Saturday, October 27, 2012

Migration to Australia linked to rights abuses, says academic | Connect Asia | ABC Radio Australia


SOURCE: ABC Radio Australia


Updated 4 October 2012, 16:24 AEST
Professor Susan Kneebone and Dr Julie Debeljak from Monash University's Faculty of Law spent three years researching human trafficking in the Greater Mekong Subregion - which includes Cambodia, Laos, Burma, Thailand, Vietnam and the Chinese provinces, Yunnan and Guangxi.
They argue Australia should take a broader look at why asylum seekers flee their home countries, as economic migration is often linked to human rights abuses.
Presenter: Liam Cochrane
Speaker: Professor Susan Kneebone, Monash University's Faculty of Law; author, Transnational Crime and Human Rights: Responses to Human Trafficking in the Greater Mekong Subregion

KNEEBONE: Well one of the most successful programs I would say is the COMMIT process. COMMIT stands for Coordinated Mekong Ministerial Initiative Against Trafficking, and in 2004 the countries in the region joined together and created a memorandum of understanding, an organisation known as UNIAP, which is the United Nations Inter-Agency Project on human trafficking in the Mekong sub--region.

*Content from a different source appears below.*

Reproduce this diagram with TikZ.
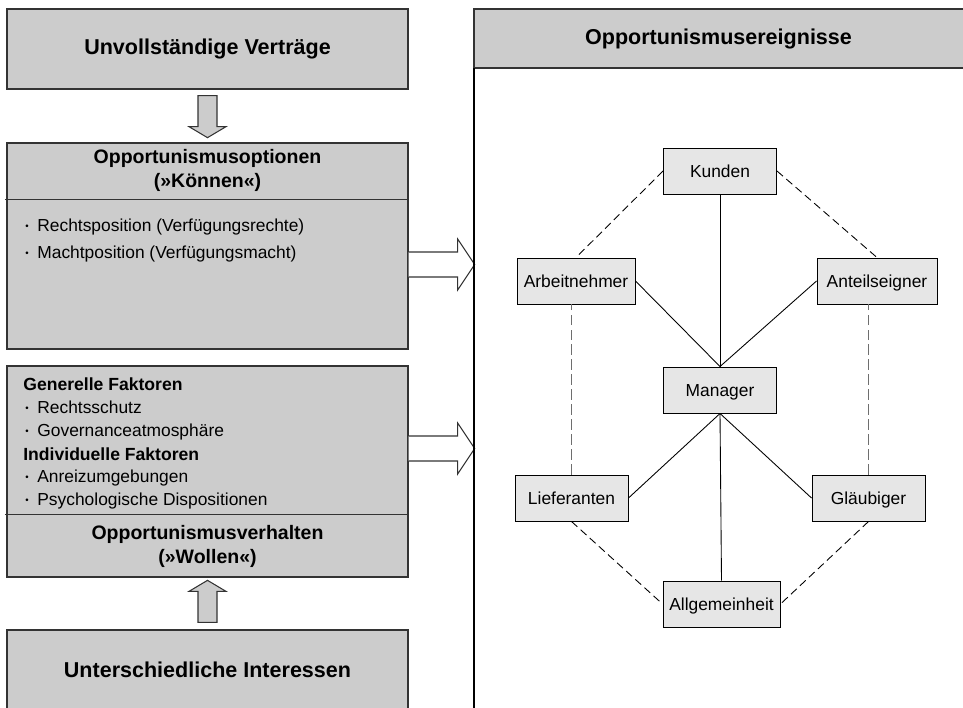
\documentclass[tikz,border=0pt]{standalone}
\usepackage{fontspec}
\setmainfont{Liberation Sans}
\setsansfont{Liberation Sans}
\usetikzlibrary{positioning}
\usetikzlibrary{calc}

\definecolor{boxgray}{HTML}{CCCCCC}
\definecolor{nodegray}{HTML}{E6E6E6}
\definecolor{framegray}{HTML}{333333}
\definecolor{dashgray}{HTML}{6E6E6E}

\newcommand{\itemdot}{\llap{\raisebox{0.9pt}{\fontsize{5.5}{5}\selectfont•}\hspace{1.7mm}}}

\begin{document}
\begin{tikzpicture}[font=\sffamily,
panel/.style={draw=framegray,line width=0.75pt,fill=boxgray,minimum width=8.02cm,inner sep=0pt,align=center},
bigtitle/.style={font=\sffamily\bfseries\fontsize{12.25}{14}\selectfont},
midtitle/.style={font=\sffamily\bfseries\fontsize{11.1}{13.6}\selectfont,align=center},
item/.style={font=\sffamily\fontsize{9.9}{12}\selectfont,anchor=base west,inner sep=0pt},
itemhead/.style={item,font=\sffamily\bfseries\fontsize{10}{12}\selectfont},
actor/.style={draw,line width=0.55pt,fill=nodegray,minimum height=0.92cm,inner sep=0pt,
text height=7.2pt,text depth=0pt,font=\sffamily\fontsize{9.9}{12}\selectfont},
link/.style={line width=0.5pt},
weak/.style={line width=0.5pt,dash pattern=on 4.5pt off 2.5pt},
weakv/.style={line width=0.7pt,draw=dashgray,dash pattern=on 6pt off 2.5pt},
blockarrow/.style={draw=framegray,line width=0.6pt,line join=miter}]
\path[use as bounding box](0,0)rectangle(19.26,-14.14);
\clip(0,0)rectangle(19.26,-14.14);

%%left column
\node[panel,minimum height=1.6cm,bigtitle](vertr)at(4.15,-0.98){Unvollständige Verträge};

\node[panel,minimum height=4.12cm](optionen)at(4.15,-4.92){};
\draw[framegray,line width=0.6pt]([xshift=-0.03cm,yshift=-1.14cm]optionen.north west)
--([yshift=-1.14cm]optionen.north east);
\node[midtitle](optTitel)at([yshift=-0.57cm]optionen.north){Opportunismusoptionen\\(»Können«)};
\foreach \y/\t in {-4.62/Rechtsposition (Verfügungsrechte),-5.16/Machtposition (Verfügungsmacht)}
\node[item]at(0.74,\y){\itemdot\t};

\node[panel,minimum height=4.22cm](verhalten)at(4.15,-9.43){};
\draw[framegray,line width=0.6pt]([xshift=-0.03cm,yshift=1.26cm]verhalten.south west)
--([yshift=1.26cm]verhalten.south east);
\node[midtitle](verhTitel)at([yshift=0.63cm]verhalten.south){Opportunismusverhalten\\(»Wollen«)};
\node[itemhead](generell)at(0.46,-7.81){Generelle Faktoren};
\node[itemhead](individuell)at(0.46,-9.2){Individuelle Faktoren};
\foreach \y/\t in {-8.27/Rechtsschutz,-8.72/Governanceatmosphäre,%
-9.65/Anreizumgebungen,-10.1/Psychologische Dispositionen}
\node[item]at(0.74,\y){\itemdot\t};

\node[panel,minimum height=1.6cm,bigtitle](interessen)at(4.15,-13.4){Unterschiedliche Interessen};

%Arrows
\draw[blockarrow,fill=boxgray]([xshift=-0.19cm,yshift=-0.12cm]vertr.south)
--++(0,-0.62)--++(-0.18,0)--++(0.37,-0.22)--++(0.37,0.22)--++(-0.18,0)--++(0,0.62)--cycle;
\draw[blockarrow,fill=boxgray]([xshift=-0.19cm,yshift=0.14cm]interessen.north)
--++(0,0.62)--++(-0.18,0)--++(0.37,0.22)--++(0.37,-0.22)--++(-0.18,0)--++(0,-0.62)--cycle;
\draw[blockarrow,fill=white]([yshift=-0.12cm]optionen.east)
--++(0.98,0)--++(0,0.26)--++(0.34,-0.51)--++(-0.34,-0.51)--++(0,0.26)--++(-0.98,0);
\draw[blockarrow,fill=white]([yshift=0.71cm]verhalten.east)
--++(0.98,0)--++(0,0.26)--++(0.34,-0.51)--++(-0.34,-0.51)--++(0,0.26)--++(-0.98,0);

%%right column
\draw[framegray,line width=0.75pt,fill=boxgray](9.48,-0.18)rectangle(19.5,-1.36);
\node[bigtitle](ereignisse)at(14.37,-0.77){Opportunismusereignisse};
\draw[line width=0.75pt](9.48,-1.36)--(9.48,-14.3);

\node[actor,minimum width=2.26cm](kunden)at(14.4,-3.42){Kunden};
\node[actor,minimum width=2.36cm](arbeitnehmer)at(11.52,-5.62){Arbeitnehmer};
\node[actor,minimum width=2.4cm](anteilseigner)at(17.54,-5.62){Anteilseigner};
\node[actor,minimum width=2.26cm](manager)at(14.4,-7.8){Manager};
\node[actor,minimum width=2.26cm](lieferanten)at(11.43,-9.96){Lieferanten};
\node[actor,minimum width=2.26cm](glaeubiger)at(17.37,-9.96){Gläubiger};
\node[actor,minimum width=2.34cm](allgemeinheit)at(14.43,-12.08){Allgemeinheit};

\foreach \a in {kunden.south,arbeitnehmer.east,anteilseigner.west}
\draw[link](\a)--(manager.north);
\foreach \a in {lieferanten.east,glaeubiger.west,allgemeinheit.north}
\draw[link](manager.south)--(\a);

\draw[weak](kunden.west)--(arbeitnehmer.north);
\draw[weak](kunden.east)--(anteilseigner.north);
\draw[weak](lieferanten.south)--(allgemeinheit.west);
\draw[weak](glaeubiger.south)--(allgemeinheit.east);
\draw[weakv](lieferanten.north)--(lieferanten.north|-arbeitnehmer.south);
\draw[weakv](glaeubiger.north)--(glaeubiger.north|-anteilseigner.south);
\end{tikzpicture}
\end{document}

In fact is the lead agency on this project, because trafficking is an issue which occurs obviously across borders for the most part, although it also occurs internally, and no one country can really tackle the problem alone. So there has been terrific cooperation between the countries on these issues and UNIAP has really directed the shall we say dialogue on the issues towards, gradually towards a more protective approach to victims of human trafficking. Initially responses were very much 101 policing, teaching policemen to catch traffickers. But in countries where the rule of law is often quite fragile, where you don't have stable institutions, stable courts, you don't have many lawyers, it's really starting at the wrong end of things. And gradually over the years that I've been watching this issue I've seen UNIAP swing towards much more of a human rights and protection angle for victims of trafficking. 
COCHRANE: So on the ground how does that manifest itself, because many of our listeners will recognise a situation where police and border authorities and various other officials are actually part of the problem rather than part of the solution, so how does tackling it from a human rights perspective actually work on the ground?
KNEEBONE: Well I think what it will do eventually when people come to realise that this is the angle to take in order to get the cooperation of trafficked victims, is that police will be more concerned with assisting the person rather than pushing them towards being a witness in a prosecution. And just to give a practical example, at the moment a lot of the protection measures in fact involve detention in shelters, they're effectively detention measures rather than rehabilitation measures. But there are some excellent shelters for example in Lao PDR there are some excellent shelters, which are in fact funded by the Japanese government where the rehabilitation does include social and psychological rehabilitation. But gradually as the message gets out attitudes will change. One of the things that governments in the region have done themselves is in fact to promote safe migration. They've realised the more people are at risk of being manipulated by others, in other words under the power of others, the people who are less empowered have less knowledge are the ones who are likely to be trafficked. And so they are in fact training people to migrate themselves safely and facilitating them in crossing borders, rather than imposing impediments.
COCHRANE: Australia has a lot of controversy at the moment about people entering the country by boat and whether they're coming for genuine asylum seeker reasons or as economic migrants. Is there anything Australia can learn in terms of the asylum seeker issue that you've come across in your research?
KNEEBONE: I do think that this issue shows that people are going to move if they have to move. That people don't willingly leave their homes, and that these people are all what we could broadly call forced migrants, they are leaving because they've got very good reasons. And I think that something the Australian government could recognise is that in fact they also have to assist people to make these journeys safely, which indeed they're doing. But then they should not be penalised when they finally get to their destination, because that is not going to work as a deterrent, people are going to move and continue to move because they have to move in order to survive. 
COCHRANE: Do you think the Australian government should be more understanding of the reasons that are forcing people to migrate and not just drawing a line in the sand with human rights abuses on one side and economic factors on the other?
KNEEBONE: Absolutely, the two actually merge. Often economic reasons for moving are the result of human rights abuses, a lot of the people who are moving in the greater Mekong sub-region for example, are moving because of issues such as massive developments which unsettle their traditional ways of life. As well as it has been suggested, climate change reasons. So the economic reasons and the human rights reasons are in fact linked.